Tréteau Chair is a minimal chair created by France-based designer Vital Lainé. In the early morning light that filters through the weathered slats of a riverside sawmill, Vital Lainé’s Tréteau Chair stands – not as an imposition of human design upon wood, but as a conversation made manifest. The maple sections, generous in their proportions yet restrained in their expression, catch the light along their hand-finished surfaces, revealing a narrative of material memory.
The chair’s structure employs dowel joinery (tourillons) with a deceptive simplicity that belies the sophisticated understanding of wood’s properties at work. Like the trestle tables that inspired its name, the chair balances visual lightness with structural integrity, creating a form that seems both familiar and revelatory.
“I don’t add anything unnecessary; I let the material speak,” Lainé explains. “Details like a vein or knot in the wood inspire me and remind me of the tree it came from.” This philosophy echoes through every facet of the limited edition piece, where craftsmanship serves as a means of translation rather than imposition.

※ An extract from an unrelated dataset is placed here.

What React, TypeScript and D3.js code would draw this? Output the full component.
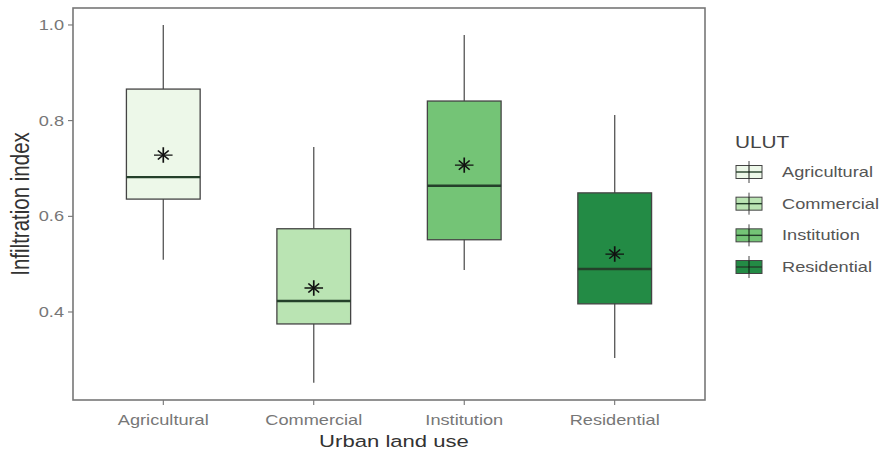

The Tréteau Chair exists within a lineage of French craft tradition while simultaneously questioning conventional boundaries between furniture and sculpture. Its generous proportions invite both use and contemplation – a characteristic of truly enduring design. Limited to just ten examples, each chair becomes not merely a reproduction but a distinct iteration of a central idea, allowing the natural variations in wood to guide subtle differences in the final form.